Rows from a dataset of charts and code
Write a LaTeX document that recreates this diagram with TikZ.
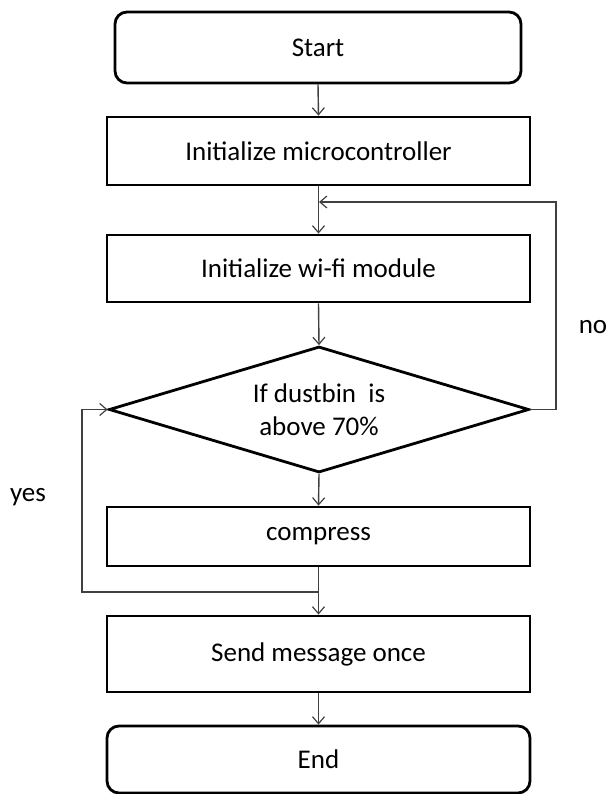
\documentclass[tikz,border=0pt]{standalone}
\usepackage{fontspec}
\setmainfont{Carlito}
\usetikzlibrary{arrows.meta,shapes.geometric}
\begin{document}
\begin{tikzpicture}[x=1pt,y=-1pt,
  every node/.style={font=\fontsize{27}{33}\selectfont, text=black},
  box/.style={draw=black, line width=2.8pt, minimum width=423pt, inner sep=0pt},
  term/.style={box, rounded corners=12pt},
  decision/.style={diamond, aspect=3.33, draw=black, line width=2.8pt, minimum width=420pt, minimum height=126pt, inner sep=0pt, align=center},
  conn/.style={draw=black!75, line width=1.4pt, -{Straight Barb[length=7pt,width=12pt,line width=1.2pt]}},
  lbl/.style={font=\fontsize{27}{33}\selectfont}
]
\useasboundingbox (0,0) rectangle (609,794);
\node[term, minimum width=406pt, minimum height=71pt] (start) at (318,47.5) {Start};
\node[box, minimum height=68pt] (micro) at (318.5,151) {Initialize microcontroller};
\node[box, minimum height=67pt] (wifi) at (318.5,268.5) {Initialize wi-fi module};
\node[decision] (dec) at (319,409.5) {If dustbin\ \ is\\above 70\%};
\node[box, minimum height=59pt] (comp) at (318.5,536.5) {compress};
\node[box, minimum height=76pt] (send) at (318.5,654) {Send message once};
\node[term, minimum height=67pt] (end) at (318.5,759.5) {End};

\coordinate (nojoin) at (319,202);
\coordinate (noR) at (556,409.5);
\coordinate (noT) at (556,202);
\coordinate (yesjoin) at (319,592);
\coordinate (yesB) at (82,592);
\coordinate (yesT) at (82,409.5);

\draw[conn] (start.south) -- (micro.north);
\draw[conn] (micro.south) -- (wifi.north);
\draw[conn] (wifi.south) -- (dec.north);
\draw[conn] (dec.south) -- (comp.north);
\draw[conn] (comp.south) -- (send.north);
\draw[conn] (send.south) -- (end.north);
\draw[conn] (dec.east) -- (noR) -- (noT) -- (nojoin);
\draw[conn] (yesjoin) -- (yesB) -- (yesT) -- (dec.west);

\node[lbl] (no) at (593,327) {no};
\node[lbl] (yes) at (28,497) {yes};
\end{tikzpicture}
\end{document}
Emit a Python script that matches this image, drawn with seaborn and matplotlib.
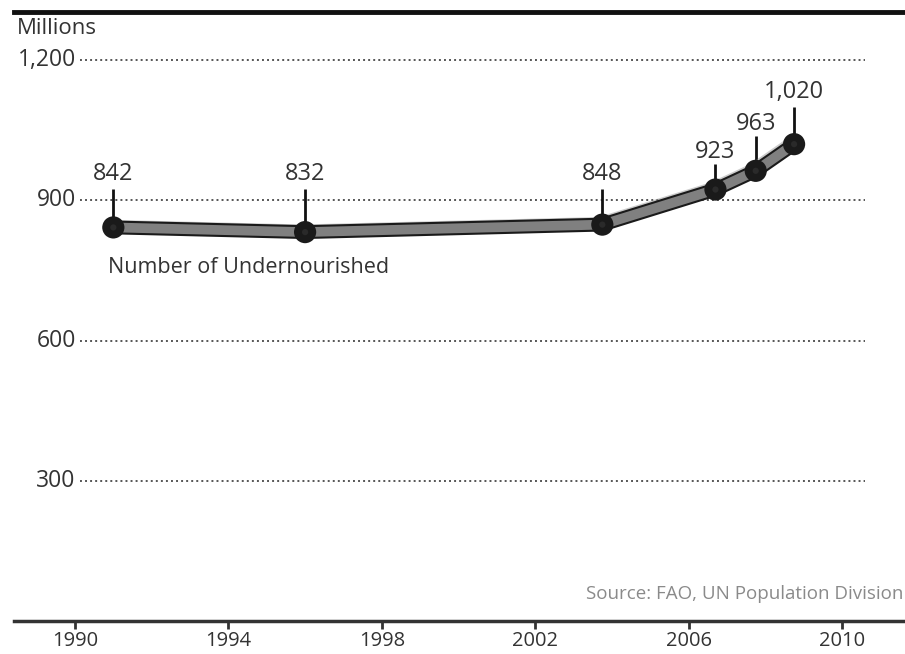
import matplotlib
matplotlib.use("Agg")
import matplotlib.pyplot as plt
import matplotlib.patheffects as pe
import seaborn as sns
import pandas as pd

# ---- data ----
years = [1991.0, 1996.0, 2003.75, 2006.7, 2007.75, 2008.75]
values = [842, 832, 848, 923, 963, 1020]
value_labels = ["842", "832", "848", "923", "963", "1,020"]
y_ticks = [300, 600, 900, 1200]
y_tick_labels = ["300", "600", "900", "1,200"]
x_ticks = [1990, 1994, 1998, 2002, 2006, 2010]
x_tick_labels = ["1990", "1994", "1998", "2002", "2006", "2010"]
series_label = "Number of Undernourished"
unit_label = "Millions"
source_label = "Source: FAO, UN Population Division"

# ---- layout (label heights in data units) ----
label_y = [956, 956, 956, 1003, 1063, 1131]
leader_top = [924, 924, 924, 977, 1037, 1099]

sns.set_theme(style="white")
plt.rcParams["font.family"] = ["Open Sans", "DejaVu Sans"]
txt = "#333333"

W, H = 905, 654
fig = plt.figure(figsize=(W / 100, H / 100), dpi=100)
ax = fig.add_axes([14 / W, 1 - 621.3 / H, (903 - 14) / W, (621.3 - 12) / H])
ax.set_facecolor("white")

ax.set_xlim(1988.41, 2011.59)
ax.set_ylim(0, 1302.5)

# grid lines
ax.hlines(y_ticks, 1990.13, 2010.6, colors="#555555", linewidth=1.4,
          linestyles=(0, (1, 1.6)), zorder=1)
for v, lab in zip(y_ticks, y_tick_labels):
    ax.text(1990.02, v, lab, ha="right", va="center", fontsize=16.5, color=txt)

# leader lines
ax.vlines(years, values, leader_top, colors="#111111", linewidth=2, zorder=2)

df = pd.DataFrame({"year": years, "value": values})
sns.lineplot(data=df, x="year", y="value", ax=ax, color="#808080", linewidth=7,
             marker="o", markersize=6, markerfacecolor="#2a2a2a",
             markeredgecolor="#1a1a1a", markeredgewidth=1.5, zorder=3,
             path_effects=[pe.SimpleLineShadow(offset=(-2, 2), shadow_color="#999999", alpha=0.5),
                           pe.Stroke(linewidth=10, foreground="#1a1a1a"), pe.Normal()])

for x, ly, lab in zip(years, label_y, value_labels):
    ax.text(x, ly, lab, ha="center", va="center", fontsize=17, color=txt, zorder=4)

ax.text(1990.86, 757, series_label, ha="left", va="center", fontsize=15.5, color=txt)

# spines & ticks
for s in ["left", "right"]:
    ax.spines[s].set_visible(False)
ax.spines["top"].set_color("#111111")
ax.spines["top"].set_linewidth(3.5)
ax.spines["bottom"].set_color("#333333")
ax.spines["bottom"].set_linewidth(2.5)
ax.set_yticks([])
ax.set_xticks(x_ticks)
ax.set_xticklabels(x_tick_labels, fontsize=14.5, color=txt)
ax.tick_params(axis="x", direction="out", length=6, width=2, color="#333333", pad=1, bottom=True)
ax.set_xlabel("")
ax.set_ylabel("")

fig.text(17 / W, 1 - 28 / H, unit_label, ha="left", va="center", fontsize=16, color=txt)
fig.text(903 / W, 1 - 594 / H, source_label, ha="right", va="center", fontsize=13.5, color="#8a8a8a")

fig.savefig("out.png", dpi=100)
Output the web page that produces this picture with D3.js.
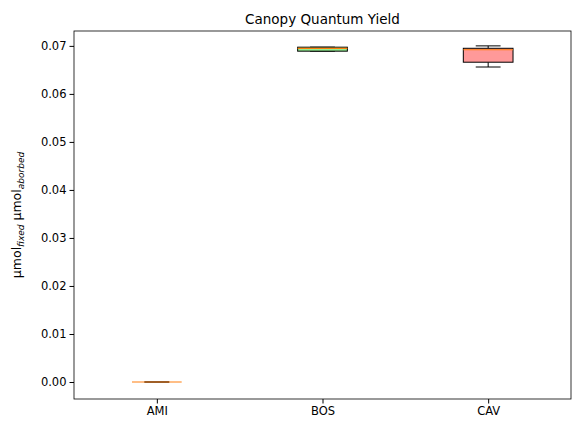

AIM —
Return the listing above in full and without alteration, excluding its pictures.

WORKED ANSWER —
Write a LaTeX document that recreates this diagram with TikZ.
\documentclass[tikz,border=0pt]{standalone}
\usepackage{fontspec}
\setmainfont{Carlito}
\usetikzlibrary{arrows.meta,shapes.geometric}
\begin{document}
\begin{tikzpicture}[x=1pt,y=-1pt,
  every node/.style={font=\fontsize{27}{33}\selectfont, text=black},
  box/.style={draw=black, line width=2.8pt, minimum width=423pt, inner sep=0pt},
  term/.style={box, rounded corners=12pt},
  decision/.style={diamond, aspect=3.33, draw=black, line width=2.8pt, minimum width=420pt, minimum height=126pt, inner sep=0pt, align=center},
  conn/.style={draw=black!75, line width=1.4pt, -{Straight Barb[length=7pt,width=12pt,line width=1.2pt]}},
  lbl/.style={font=\fontsize{27}{33}\selectfont}
]
\useasboundingbox (0,0) rectangle (609,794);
\node[term, minimum width=406pt, minimum height=71pt] (start) at (318,47.5) {Start};
\node[box, minimum height=68pt] (micro) at (318.5,151) {Initialize microcontroller};
\node[box, minimum height=67pt] (wifi) at (318.5,268.5) {Initialize wi-fi module};
\node[decision] (dec) at (319,409.5) {If dustbin\ \ is\\above 70\%};
\node[box, minimum height=59pt] (comp) at (318.5,536.5) {compress};
\node[box, minimum height=76pt] (send) at (318.5,654) {Send message once};
\node[term, minimum height=67pt] (end) at (318.5,759.5) {End};

\coordinate (nojoin) at (319,202);
\coordinate (noR) at (556,409.5);
\coordinate (noT) at (556,202);
\coordinate (yesjoin) at (319,592);
\coordinate (yesB) at (82,592);
\coordinate (yesT) at (82,409.5);

\draw[conn] (start.south) -- (micro.north);
\draw[conn] (micro.south) -- (wifi.north);
\draw[conn] (wifi.south) -- (dec.north);
\draw[conn] (dec.south) -- (comp.north);
\draw[conn] (comp.south) -- (send.north);
\draw[conn] (send.south) -- (end.north);
\draw[conn] (dec.east) -- (noR) -- (noT) -- (nojoin);
\draw[conn] (yesjoin) -- (yesB) -- (yesT) -- (dec.west);

\node[lbl] (no) at (593,327) {no};
\node[lbl] (yes) at (28,497) {yes};
\end{tikzpicture}
\end{document}
Emit a Python script that matches this image, drawn with seaborn and matplotlib.
import matplotlib
matplotlib.use("Agg")
import matplotlib.pyplot as plt
import matplotlib.patheffects as pe
import seaborn as sns
import pandas as pd

# ---- data ----
years = [1991.0, 1996.0, 2003.75, 2006.7, 2007.75, 2008.75]
values = [842, 832, 848, 923, 963, 1020]
value_labels = ["842", "832", "848", "923", "963", "1,020"]
y_ticks = [300, 600, 900, 1200]
y_tick_labels = ["300", "600", "900", "1,200"]
x_ticks = [1990, 1994, 1998, 2002, 2006, 2010]
x_tick_labels = ["1990", "1994", "1998", "2002", "2006", "2010"]
series_label = "Number of Undernourished"
unit_label = "Millions"
source_label = "Source: FAO, UN Population Division"

# ---- layout (label heights in data units) ----
label_y = [956, 956, 956, 1003, 1063, 1131]
leader_top = [924, 924, 924, 977, 1037, 1099]

sns.set_theme(style="white")
plt.rcParams["font.family"] = ["Open Sans", "DejaVu Sans"]
txt = "#333333"

W, H = 905, 654
fig = plt.figure(figsize=(W / 100, H / 100), dpi=100)
ax = fig.add_axes([14 / W, 1 - 621.3 / H, (903 - 14) / W, (621.3 - 12) / H])
ax.set_facecolor("white")

ax.set_xlim(1988.41, 2011.59)
ax.set_ylim(0, 1302.5)

# grid lines
ax.hlines(y_ticks, 1990.13, 2010.6, colors="#555555", linewidth=1.4,
          linestyles=(0, (1, 1.6)), zorder=1)
for v, lab in zip(y_ticks, y_tick_labels):
    ax.text(1990.02, v, lab, ha="right", va="center", fontsize=16.5, color=txt)

# leader lines
ax.vlines(years, values, leader_top, colors="#111111", linewidth=2, zorder=2)

df = pd.DataFrame({"year": years, "value": values})
sns.lineplot(data=df, x="year", y="value", ax=ax, color="#808080", linewidth=7,
             marker="o", markersize=6, markerfacecolor="#2a2a2a",
             markeredgecolor="#1a1a1a", markeredgewidth=1.5, zorder=3,
             path_effects=[pe.SimpleLineShadow(offset=(-2, 2), shadow_color="#999999", alpha=0.5),
                           pe.Stroke(linewidth=10, foreground="#1a1a1a"), pe.Normal()])

for x, ly, lab in zip(years, label_y, value_labels):
    ax.text(x, ly, lab, ha="center", va="center", fontsize=17, color=txt, zorder=4)

ax.text(1990.86, 757, series_label, ha="left", va="center", fontsize=15.5, color=txt)

# spines & ticks
for s in ["left", "right"]:
    ax.spines[s].set_visible(False)
ax.spines["top"].set_color("#111111")
ax.spines["top"].set_linewidth(3.5)
ax.spines["bottom"].set_color("#333333")
ax.spines["bottom"].set_linewidth(2.5)
ax.set_yticks([])
ax.set_xticks(x_ticks)
ax.set_xticklabels(x_tick_labels, fontsize=14.5, color=txt)
ax.tick_params(axis="x", direction="out", length=6, width=2, color="#333333", pad=1, bottom=True)
ax.set_xlabel("")
ax.set_ylabel("")

fig.text(17 / W, 1 - 28 / H, unit_label, ha="left", va="center", fontsize=16, color=txt)
fig.text(903 / W, 1 - 594 / H, source_label, ha="right", va="center", fontsize=13.5, color="#8a8a8a")

fig.savefig("out.png", dpi=100)
Output the web page that produces this picture with D3.js.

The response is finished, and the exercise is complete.